A escolha destes sete nomes não é casual. Há muito em comum entre a vida dos sete, antes e depois da fama. Todos tiveram infâncias difíceis e infelizes; todos cansaram-se da fama e queriam se ver livres do show business; todos mergulharam fundo no universo das drogas. A humanização dos mitos é interessante, dentre outras coisas, porque mostra que a relação com seus fãs não era muito amistosa. As declarações e a conduta de Lennon, para citar apenas um caso, contradizem suas canções e a ideologia de paz e amor. Seu primeiro filho, Julien, perguntava-se por que seu pai, que cantava sobre dar uma chance à paz e sobre o amor, não o procurava nunca - e o odiava por isso, sem falar na impaciência que Lennon nutria por seus fãs, tratando-os arrogantemente. Num estilo de vida antitético à pregação do amor livre e da paz, Hendrix, Morrison, Elvis e Lennon tinham histórico de violência - que incluía surras em suas mulheres.
David Comfort não anula a ideologia hippie, refere-se apenas à vida de seus biografados, mostrando um lado mais sombrio e menos glamouroso de suas vidas. De maneira a entrelaçar e a estreitar suas trajetórias, após cada capítulo, o autor escreve um interlúdio biográfico com a intenção de pontuar e aproximar características afins entre as lendas do rock, num entrelaçamento que os aproxima, seja em suas infâncias, seja na vida amorosa, seja na relação com a música e a fama, seja, ainda, na drogadicção. A respeito da fama, é interessante notar como os empresários atuavam de maneira a não perderem suas minas de ouro, incentivando, inclusive, o uso abusivo de drogas, maneira pela qual a persona era construída e idolatrada. A tentativa de Kobain de sair desse círculo vicioso e abandonar a carreira artística, a fama e o estrelato teria motivado a ambiciosa Courtney Love a planejar seu assassinato, pois ela, de acordo com o biógrafo, sabia que ele valia mais morto do que vivo. Anota o autor que "muitas lendas do rock acabaram se exaurindo fisicamente ou chegaram perto de fazê-lo por serem incapazes ou por não quererem separar a persona explosiva que encarnavam nos palcos da sua vida fora deles". E as inúmeras tentativas que fizeram de quebrar essa corrente encontravam adversários fortes e poderosos ávidos pelo retorno financeiro advindo de suas carreiras - imageticamente ligadas a astros junkies. 
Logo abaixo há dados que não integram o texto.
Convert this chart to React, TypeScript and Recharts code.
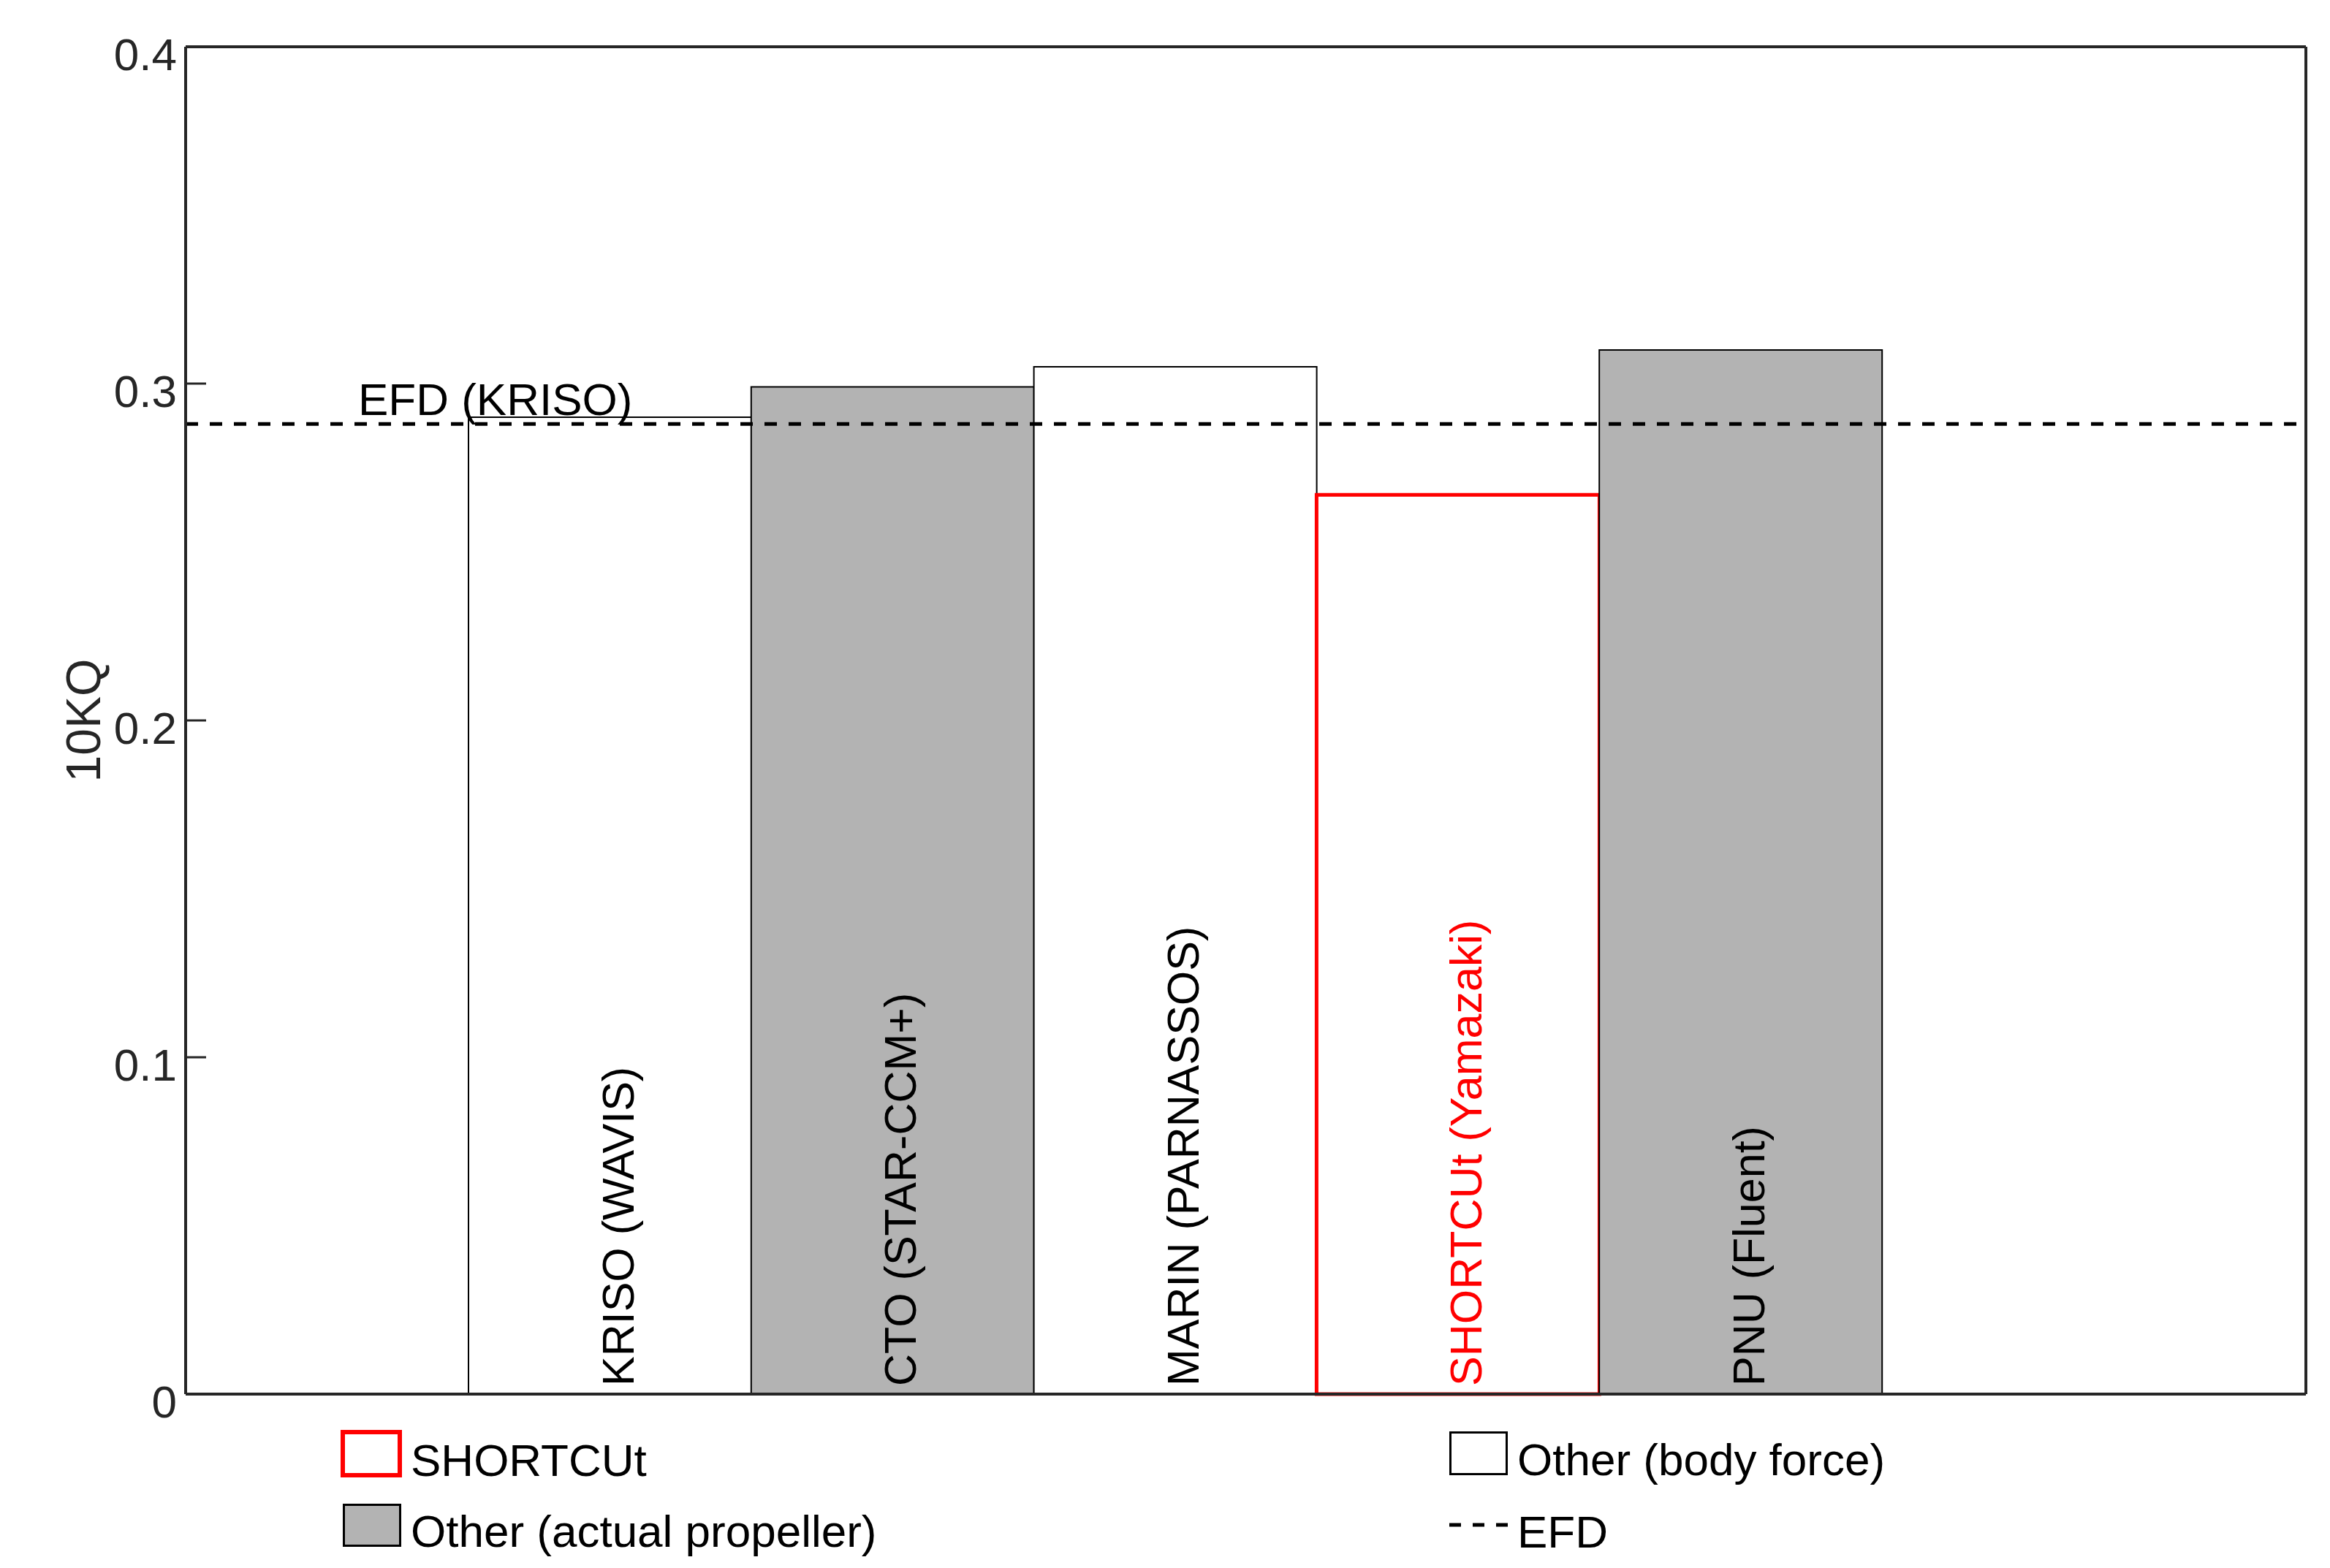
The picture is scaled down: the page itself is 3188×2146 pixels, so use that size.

Toda biografia nada mais é do que uma escolha por episódios a serem narrados. A escolha feita por Comfort privilegia uma realidade mais dura e menos brilhante, muitas vezes ofuscada pela genialidade dos sete biografados. Mas, por ser escolha, fica de fora do livro uma (s) outra (s) vida (s) dos mesmos sete artistas que não mereceu destaque - ou talvez por já ter sido suficientemente publicada. Em todo caso, por mais interessante que possa vir a ser conhecer mais amiúde as biografias dessas sete lendas do rock, suas obras valem muito mais do que isso - e são elas que ficaram e ficarão para a posteridade. 
Para finalizar, não saberia dizer se hoje o rock tem o mesmo impacto e o mesmo paradigma autodestrutivo, ainda mais em um mundo cada vez mais politicamente correto. Também parece-me que a vida hoje, de certa maneira, inviabiliza a rebeldia própria do rock and roll, por um lado, mas, por outro, não seria seu leitmotiv, com tantos descasos, desigualdades etc.? Que melhor gênero musical para externar a indignação de nossos jovens do que o rock and roll? Ou será que atingimos um grau de conformidade e resignação suficiente para permanecermos calados? Ou, ainda, a juventude encontrou outras maneiras de manifestação? 
Em todo caso, há sobreviventes dos anos de ouro do rock, muitos dos quais definitivamente afastados das drogas, como Eric Clapton, por exemplo, alcunhado de Deus. Será que, como cantou Lobão, o rock errou? Sei que ainda vale muito a pena ouvir não apenas os sete lendários astros biografados, mas ouvir rock'n'roll visceralmente, como também vale a pena a leitura desse excelente livro.